The Foundation Helped Springboard Not Only My Research, But Also My Career

Sydney Montesi, M.D.

“I feel fortunate to have received support from the National Scleroderma Foundation. It is a wonderful, kind, encouraging, and collaborative community. I am grateful for the Foundation as they helped springboard not only my research but also my career.”

Sydney Montesi, M.D., Clinician-Researcher, Division of Pulmonary and Critical Care, Massachusetts General Hospital

“I feel fortunate to have received support from the National Scleroderma Foundation. It is a wonderful, kind, encouraging, and collaborative community. I am grateful for the Foundation as they helped springboard not only my research but also my career.” Dr. Sydney Montesi’s relationship with the National Scleroderma Foundation began in 2018, when she was awarded with a New Investigator Research Grant.
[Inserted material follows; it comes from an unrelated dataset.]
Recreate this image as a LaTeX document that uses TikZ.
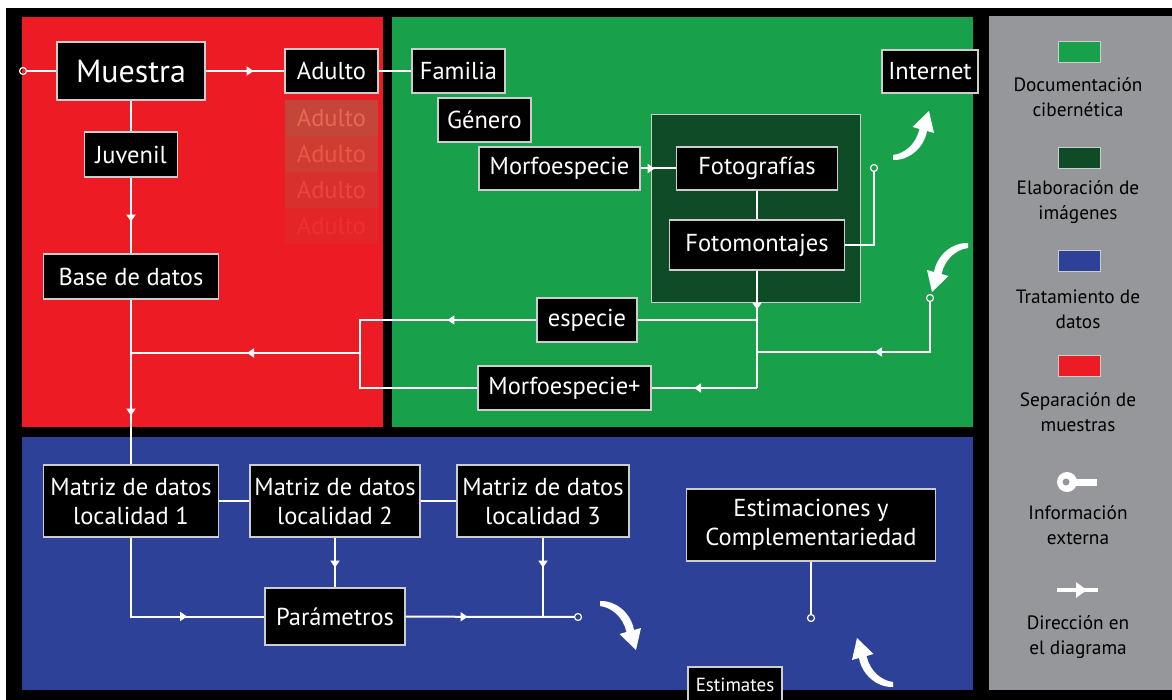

Fueled by frustrations of limited technology, Dr. Montesi’s research focused on developing new ways to advance lung imaging and decrease the uncertainty of lung disease activity in people with interstitial lung disease in the setting of scleroderma.

“When taking care of patients, it is difficult to determine how active anyone’s lung disease is at any one point and to determine when treatment needs to be started. Developing and applying ways to image the lung will give us more information about disease activity, which is crucial.”

Through her work using magnetic resonance imaging of the lung to look at changes in blood vessels, Dr. Montesi continues her research to better understand SSc-ILD and to help clinicians make stronger predictions about disease progression. She credits the National Scleroderma Foundation for launching her career.

“The support from National Scleroderma Foundation is crucial as it allowed me to meet with leading scleroderma researchers and rheumatologists and to conduct initial studies which helped me apply for larger scale funding from NIH as well. Through resources provided by the Foundation, I have received crucial feedback on my project and have also attended scleroderma research conferences that opened the door for collaboration not only in the U.S. but also internationally, both within my field of pulmonology and in the field of rheumatology as well. As an early career investigator, having support such as this outside of my place of employment and within the greater scleroderma community is imperative.”